— REQUIRED TASK —
The material below should be written out in full and exactly; pictures stay out of the copy.

— COLLECTED DATA —
********************

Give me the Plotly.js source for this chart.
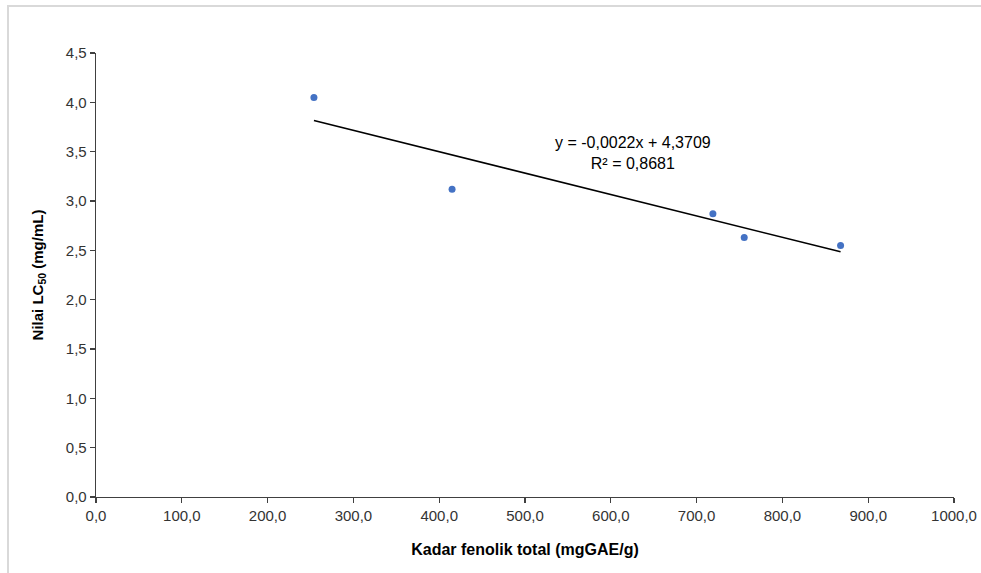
<!DOCTYPE html>
<html>
<head>
<meta charset="utf-8">
<script src="https://cdn.plot.ly/plotly-3.0.1.min.js"></script>
<style>
  html, body { margin: 0; padding: 0; background: #fff; }
  #wrap { position: relative; width: 981px; height: 573px; }
  #chart { width: 981px; height: 573px; }
  #frame { position: absolute; left: 7px; top: 5px; right: -10px; bottom: -10px;
           border-left: 2px solid #d9d9d9; border-top: 2px solid #d9d9d9; pointer-events: none; }
</style>
</head>
<body>
<div id="wrap">
  <div id="chart"></div>
  <div id="frame"></div>
</div>
<script>
// Data
const phenolic = [254, 415, 719, 755.5, 867.8];
const lc50 = [4.05, 3.12, 2.87, 2.63, 2.55];
const trendX = [254, 867.8];
const trendY = [3.815, 2.485];
const xTicks = [0, 100, 200, 300, 400, 500, 600, 700, 800, 900, 1000];
const xTickLabels = ["0,0", "100,0", "200,0", "300,0", "400,0", "500,0", "600,0", "700,0", "800,0", "900,0", "1000,0"];
const yTicks = [0, 0.5, 1, 1.5, 2, 2.5, 3, 3.5, 4, 4.5];
const yTickLabels = ["0,0", "0,5", "1,0", "1,5", "2,0", "2,5", "3,0", "3,5", "4,0", "4,5"];
const equationText = "y = -0,0022x + 4,3709<br>R² = 0,8681";

const font = "Liberation Sans, Arial, sans-serif";

const traces = [
  {
    x: trendX, y: trendY, type: "scatter", mode: "lines",
    line: { color: "#000000", width: 1.6 }, hoverinfo: "skip", showlegend: false
  },
  {
    x: phenolic, y: lc50, type: "scatter", mode: "markers",
    marker: { color: "#4472C4", size: 7 }, showlegend: false
  }
];

const layout = {
  width: 981, height: 573,
  margin: { l: 96, r: 27, t: 53, b: 76 },
  paper_bgcolor: "#ffffff", plot_bgcolor: "#ffffff",
  font: { family: font, size: 15, color: "#404040" },
  showlegend: false,
  xaxis: {
    range: [0, 1000], tickvals: xTicks, ticktext: xTickLabels,
    showgrid: false, zeroline: false, showline: true, linecolor: "#404040", linewidth: 1.3,
    ticks: "outside", ticklen: 5, tickcolor: "#404040", tickwidth: 1.3,
    tickfont: { family: font, size: 15, color: "#333333" },
    title: { text: "<b>Kadar fenolik total (mgGAE/g)</b>", font: { family: font, size: 16, color: "#000000" }, standoff: 20 }
  },
  yaxis: {
    range: [0, 4.5], tickvals: yTicks, ticktext: yTickLabels,
    showgrid: false, zeroline: false, showline: true, linecolor: "#404040", linewidth: 1.3,
    ticks: "outside", ticklen: 5, tickcolor: "#404040", tickwidth: 1.3,
    tickfont: { family: font, size: 15, color: "#333333" },
    title: { text: "<b>Nilai LC<sub>50</sub> (mg/mL)</b>", font: { family: font, size: 15, color: "#000000" }, standoff: 18 }
  },
  annotations: [
    {
      x: 626, y: 3.484, xref: "x", yref: "y", text: equationText, showarrow: false,
      align: "center", xanchor: "center", yanchor: "middle",
      font: { family: font, size: 16, color: "#000000" }
    }
  ]
};

Plotly.newPlot("chart", traces, layout, { displayModeBar: false, staticPlot: true });
</script>
</body>
</html>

********************

— OUTPUT —
Give me the Plotly.js source for this chart.
<!DOCTYPE html>
<html>
<head>
<meta charset="utf-8">
<script src="https://cdn.plot.ly/plotly-3.0.1.min.js"></script>
<style>
  html, body { margin: 0; padding: 0; background: #fff; }
  #wrap { position: relative; width: 981px; height: 573px; }
  #chart { width: 981px; height: 573px; }
  #frame { position: absolute; left: 7px; top: 5px; right: -10px; bottom: -10px;
           border-left: 2px solid #d9d9d9; border-top: 2px solid #d9d9d9; pointer-events: none; }
</style>
</head>
<body>
<div id="wrap">
  <div id="chart"></div>
  <div id="frame"></div>
</div>
<script>
// Data
const phenolic = [254, 415, 719, 755.5, 867.8];
const lc50 = [4.05, 3.12, 2.87, 2.63, 2.55];
const trendX = [254, 867.8];
const trendY = [3.815, 2.485];
const xTicks = [0, 100, 200, 300, 400, 500, 600, 700, 800, 900, 1000];
const xTickLabels = ["0,0", "100,0", "200,0", "300,0", "400,0", "500,0", "600,0", "700,0", "800,0", "900,0", "1000,0"];
const yTicks = [0, 0.5, 1, 1.5, 2, 2.5, 3, 3.5, 4, 4.5];
const yTickLabels = ["0,0", "0,5", "1,0", "1,5", "2,0", "2,5", "3,0", "3,5", "4,0", "4,5"];
const equationText = "y = -0,0022x + 4,3709<br>R² = 0,8681";

const font = "Liberation Sans, Arial, sans-serif";

const traces = [
  {
    x: trendX, y: trendY, type: "scatter", mode: "lines",
    line: { color: "#000000", width: 1.6 }, hoverinfo: "skip", showlegend: false
  },
  {
    x: phenolic, y: lc50, type: "scatter", mode: "markers",
    marker: { color: "#4472C4", size: 7 }, showlegend: false
  }
];

const layout = {
  width: 981, height: 573,
  margin: { l: 96, r: 27, t: 53, b: 76 },
  paper_bgcolor: "#ffffff", plot_bgcolor: "#ffffff",
  font: { family: font, size: 15, color: "#404040" },
  showlegend: false,
  xaxis: {
    range: [0, 1000], tickvals: xTicks, ticktext: xTickLabels,
    showgrid: false, zeroline: false, showline: true, linecolor: "#404040", linewidth: 1.3,
    ticks: "outside", ticklen: 5, tickcolor: "#404040", tickwidth: 1.3,
    tickfont: { family: font, size: 15, color: "#333333" },
    title: { text: "<b>Kadar fenolik total (mgGAE/g)</b>", font: { family: font, size: 16, color: "#000000" }, standoff: 20 }
  },
  yaxis: {
    range: [0, 4.5], tickvals: yTicks, ticktext: yTickLabels,
    showgrid: false, zeroline: false, showline: true, linecolor: "#404040", linewidth: 1.3,
    ticks: "outside", ticklen: 5, tickcolor: "#404040", tickwidth: 1.3,
    tickfont: { family: font, size: 15, color: "#333333" },
    title: { text: "<b>Nilai LC<sub>50</sub> (mg/mL)</b>", font: { family: font, size: 15, color: "#000000" }, standoff: 18 }
  },
  annotations: [
    {
      x: 626, y: 3.484, xref: "x", yref: "y", text: equationText, showarrow: false,
      align: "center", xanchor: "center", yanchor: "middle",
      font: { family: font, size: 16, color: "#000000" }
    }
  ]
};

Plotly.newPlot("chart", traces, layout, { displayModeBar: false, staticPlot: true });
</script>
</body>
</html>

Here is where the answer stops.